*** Recorded information

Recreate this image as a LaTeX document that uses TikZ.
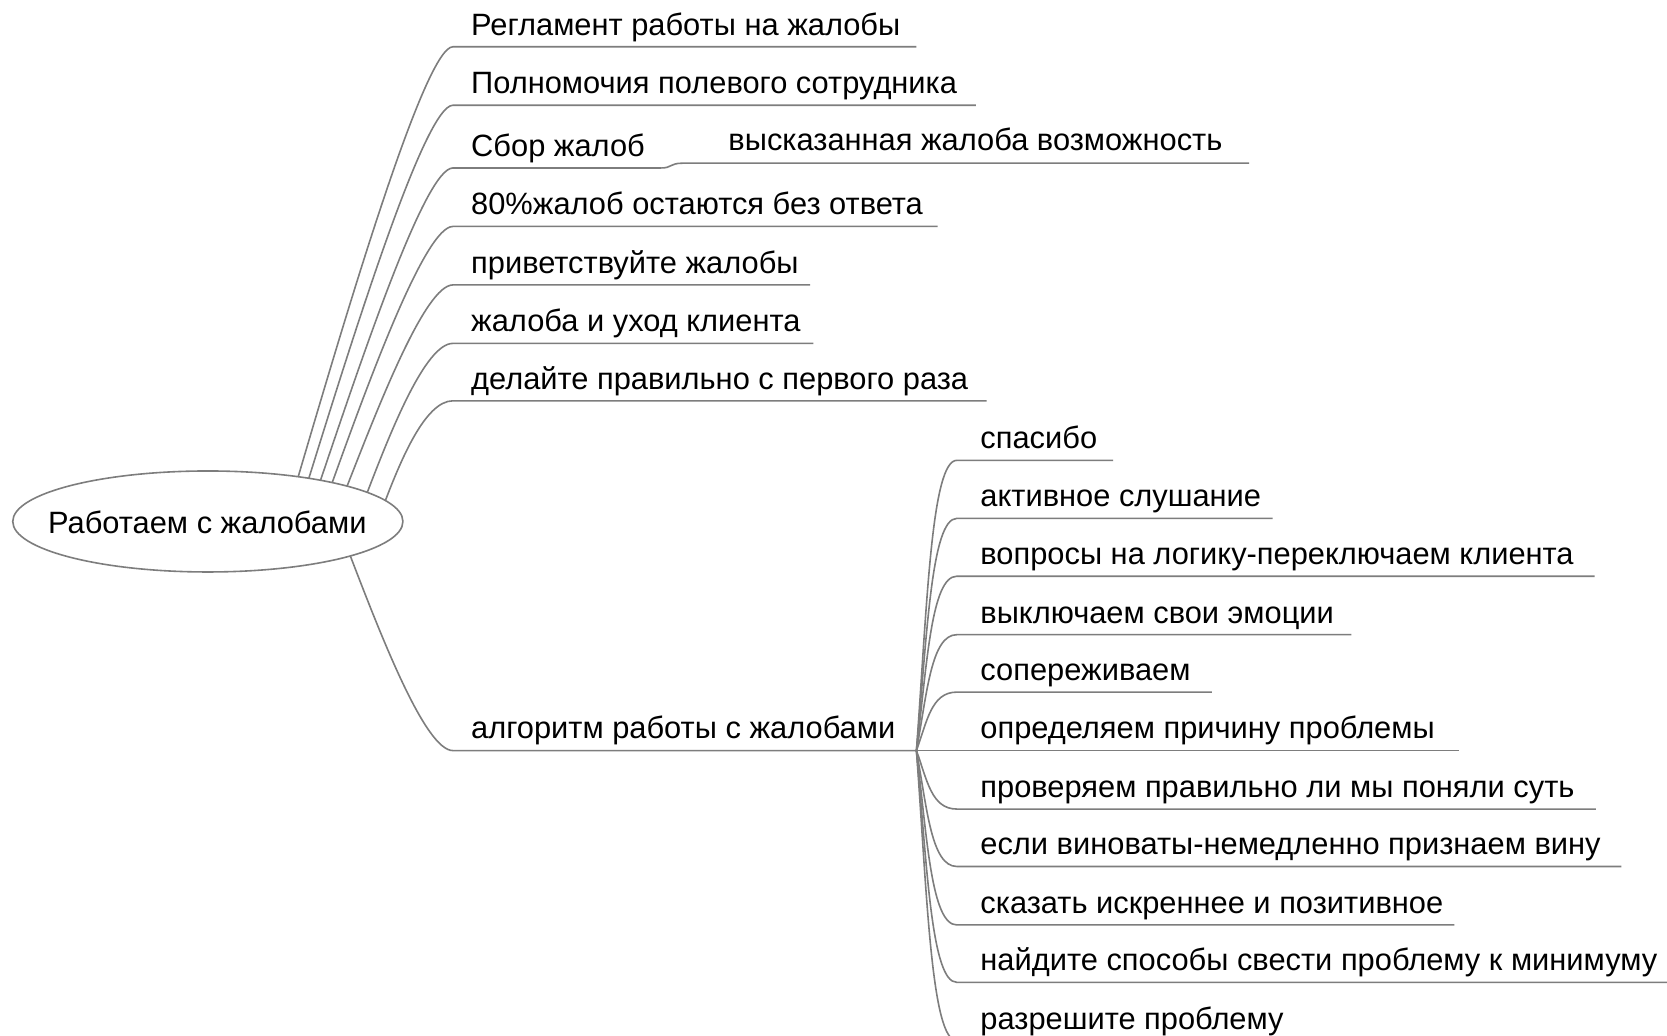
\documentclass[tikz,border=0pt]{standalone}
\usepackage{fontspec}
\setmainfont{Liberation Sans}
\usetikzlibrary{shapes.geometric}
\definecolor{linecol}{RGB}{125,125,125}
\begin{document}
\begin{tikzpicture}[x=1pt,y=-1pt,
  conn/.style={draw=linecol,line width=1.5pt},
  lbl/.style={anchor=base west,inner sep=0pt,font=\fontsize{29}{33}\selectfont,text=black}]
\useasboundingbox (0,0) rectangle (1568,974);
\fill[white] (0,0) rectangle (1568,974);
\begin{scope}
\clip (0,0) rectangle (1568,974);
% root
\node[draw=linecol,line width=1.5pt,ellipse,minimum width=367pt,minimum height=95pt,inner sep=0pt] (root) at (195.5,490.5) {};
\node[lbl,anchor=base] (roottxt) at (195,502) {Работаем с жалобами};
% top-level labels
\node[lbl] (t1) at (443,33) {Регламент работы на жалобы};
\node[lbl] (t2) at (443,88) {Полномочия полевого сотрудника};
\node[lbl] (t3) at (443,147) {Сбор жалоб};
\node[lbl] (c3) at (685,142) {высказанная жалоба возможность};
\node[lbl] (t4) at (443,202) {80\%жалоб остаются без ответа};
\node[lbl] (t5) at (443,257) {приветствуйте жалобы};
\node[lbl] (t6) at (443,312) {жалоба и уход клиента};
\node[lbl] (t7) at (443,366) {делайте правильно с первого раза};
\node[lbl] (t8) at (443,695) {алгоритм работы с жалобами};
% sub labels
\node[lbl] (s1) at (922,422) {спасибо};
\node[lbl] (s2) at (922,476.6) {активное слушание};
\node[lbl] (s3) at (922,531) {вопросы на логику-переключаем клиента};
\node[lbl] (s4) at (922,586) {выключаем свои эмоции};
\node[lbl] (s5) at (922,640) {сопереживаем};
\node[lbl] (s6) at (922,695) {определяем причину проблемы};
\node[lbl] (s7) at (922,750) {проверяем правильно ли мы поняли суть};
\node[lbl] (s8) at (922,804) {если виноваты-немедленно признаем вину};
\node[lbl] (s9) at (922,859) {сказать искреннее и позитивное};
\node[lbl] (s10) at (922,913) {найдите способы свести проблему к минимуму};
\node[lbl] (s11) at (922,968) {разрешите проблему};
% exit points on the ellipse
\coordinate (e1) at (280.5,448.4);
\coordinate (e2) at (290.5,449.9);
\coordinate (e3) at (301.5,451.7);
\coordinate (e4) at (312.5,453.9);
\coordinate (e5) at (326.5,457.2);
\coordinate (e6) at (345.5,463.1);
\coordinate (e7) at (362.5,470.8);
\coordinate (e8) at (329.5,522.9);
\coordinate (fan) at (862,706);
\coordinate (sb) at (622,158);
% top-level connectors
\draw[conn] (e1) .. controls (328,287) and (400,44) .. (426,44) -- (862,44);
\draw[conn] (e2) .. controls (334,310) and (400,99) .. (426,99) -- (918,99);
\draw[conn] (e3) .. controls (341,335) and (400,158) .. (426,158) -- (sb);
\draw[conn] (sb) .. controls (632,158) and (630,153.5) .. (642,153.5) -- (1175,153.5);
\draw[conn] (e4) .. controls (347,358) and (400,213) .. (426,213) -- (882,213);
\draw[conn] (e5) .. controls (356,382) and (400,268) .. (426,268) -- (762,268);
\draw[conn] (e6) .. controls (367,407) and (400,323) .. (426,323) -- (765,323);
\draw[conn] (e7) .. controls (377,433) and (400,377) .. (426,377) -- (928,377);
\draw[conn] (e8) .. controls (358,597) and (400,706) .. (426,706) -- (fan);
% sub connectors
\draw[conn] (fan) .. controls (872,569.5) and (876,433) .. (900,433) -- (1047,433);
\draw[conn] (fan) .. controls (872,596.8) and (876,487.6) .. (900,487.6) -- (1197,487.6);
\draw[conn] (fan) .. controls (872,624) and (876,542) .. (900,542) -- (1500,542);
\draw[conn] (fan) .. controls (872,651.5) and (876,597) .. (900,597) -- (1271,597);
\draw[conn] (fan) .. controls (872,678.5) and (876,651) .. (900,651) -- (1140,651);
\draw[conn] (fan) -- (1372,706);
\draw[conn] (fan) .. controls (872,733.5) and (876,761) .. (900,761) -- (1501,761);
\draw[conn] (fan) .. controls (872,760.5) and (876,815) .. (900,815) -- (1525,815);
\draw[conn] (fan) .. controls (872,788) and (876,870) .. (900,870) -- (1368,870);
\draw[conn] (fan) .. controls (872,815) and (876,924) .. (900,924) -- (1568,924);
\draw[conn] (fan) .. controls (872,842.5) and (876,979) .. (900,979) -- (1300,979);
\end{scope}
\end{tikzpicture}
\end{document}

******

→ **What you will do**
Repeat the material above in full and unchanged, minus its images.

→ **Solution to the problem**
Recreate this image as a LaTeX document that uses TikZ.
\documentclass[tikz,border=0pt]{standalone}
\usepackage{fontspec}
\setmainfont{Liberation Sans}
\usetikzlibrary{shapes.geometric}
\definecolor{linecol}{RGB}{125,125,125}
\begin{document}
\begin{tikzpicture}[x=1pt,y=-1pt,
  conn/.style={draw=linecol,line width=1.5pt},
  lbl/.style={anchor=base west,inner sep=0pt,font=\fontsize{29}{33}\selectfont,text=black}]
\useasboundingbox (0,0) rectangle (1568,974);
\fill[white] (0,0) rectangle (1568,974);
\begin{scope}
\clip (0,0) rectangle (1568,974);
% root
\node[draw=linecol,line width=1.5pt,ellipse,minimum width=367pt,minimum height=95pt,inner sep=0pt] (root) at (195.5,490.5) {};
\node[lbl,anchor=base] (roottxt) at (195,502) {Работаем с жалобами};
% top-level labels
\node[lbl] (t1) at (443,33) {Регламент работы на жалобы};
\node[lbl] (t2) at (443,88) {Полномочия полевого сотрудника};
\node[lbl] (t3) at (443,147) {Сбор жалоб};
\node[lbl] (c3) at (685,142) {высказанная жалоба возможность};
\node[lbl] (t4) at (443,202) {80\%жалоб остаются без ответа};
\node[lbl] (t5) at (443,257) {приветствуйте жалобы};
\node[lbl] (t6) at (443,312) {жалоба и уход клиента};
\node[lbl] (t7) at (443,366) {делайте правильно с первого раза};
\node[lbl] (t8) at (443,695) {алгоритм работы с жалобами};
% sub labels
\node[lbl] (s1) at (922,422) {спасибо};
\node[lbl] (s2) at (922,476.6) {активное слушание};
\node[lbl] (s3) at (922,531) {вопросы на логику-переключаем клиента};
\node[lbl] (s4) at (922,586) {выключаем свои эмоции};
\node[lbl] (s5) at (922,640) {сопереживаем};
\node[lbl] (s6) at (922,695) {определяем причину проблемы};
\node[lbl] (s7) at (922,750) {проверяем правильно ли мы поняли суть};
\node[lbl] (s8) at (922,804) {если виноваты-немедленно признаем вину};
\node[lbl] (s9) at (922,859) {сказать искреннее и позитивное};
\node[lbl] (s10) at (922,913) {найдите способы свести проблему к минимуму};
\node[lbl] (s11) at (922,968) {разрешите проблему};
% exit points on the ellipse
\coordinate (e1) at (280.5,448.4);
\coordinate (e2) at (290.5,449.9);
\coordinate (e3) at (301.5,451.7);
\coordinate (e4) at (312.5,453.9);
\coordinate (e5) at (326.5,457.2);
\coordinate (e6) at (345.5,463.1);
\coordinate (e7) at (362.5,470.8);
\coordinate (e8) at (329.5,522.9);
\coordinate (fan) at (862,706);
\coordinate (sb) at (622,158);
% top-level connectors
\draw[conn] (e1) .. controls (328,287) and (400,44) .. (426,44) -- (862,44);
\draw[conn] (e2) .. controls (334,310) and (400,99) .. (426,99) -- (918,99);
\draw[conn] (e3) .. controls (341,335) and (400,158) .. (426,158) -- (sb);
\draw[conn] (sb) .. controls (632,158) and (630,153.5) .. (642,153.5) -- (1175,153.5);
\draw[conn] (e4) .. controls (347,358) and (400,213) .. (426,213) -- (882,213);
\draw[conn] (e5) .. controls (356,382) and (400,268) .. (426,268) -- (762,268);
\draw[conn] (e6) .. controls (367,407) and (400,323) .. (426,323) -- (765,323);
\draw[conn] (e7) .. controls (377,433) and (400,377) .. (426,377) -- (928,377);
\draw[conn] (e8) .. controls (358,597) and (400,706) .. (426,706) -- (fan);
% sub connectors
\draw[conn] (fan) .. controls (872,569.5) and (876,433) .. (900,433) -- (1047,433);
\draw[conn] (fan) .. controls (872,596.8) and (876,487.6) .. (900,487.6) -- (1197,487.6);
\draw[conn] (fan) .. controls (872,624) and (876,542) .. (900,542) -- (1500,542);
\draw[conn] (fan) .. controls (872,651.5) and (876,597) .. (900,597) -- (1271,597);
\draw[conn] (fan) .. controls (872,678.5) and (876,651) .. (900,651) -- (1140,651);
\draw[conn] (fan) -- (1372,706);
\draw[conn] (fan) .. controls (872,733.5) and (876,761) .. (900,761) -- (1501,761);
\draw[conn] (fan) .. controls (872,760.5) and (876,815) .. (900,815) -- (1525,815);
\draw[conn] (fan) .. controls (872,788) and (876,870) .. (900,870) -- (1368,870);
\draw[conn] (fan) .. controls (872,815) and (876,924) .. (900,924) -- (1568,924);
\draw[conn] (fan) .. controls (872,842.5) and (876,979) .. (900,979) -- (1300,979);
\end{scope}
\end{tikzpicture}
\end{document}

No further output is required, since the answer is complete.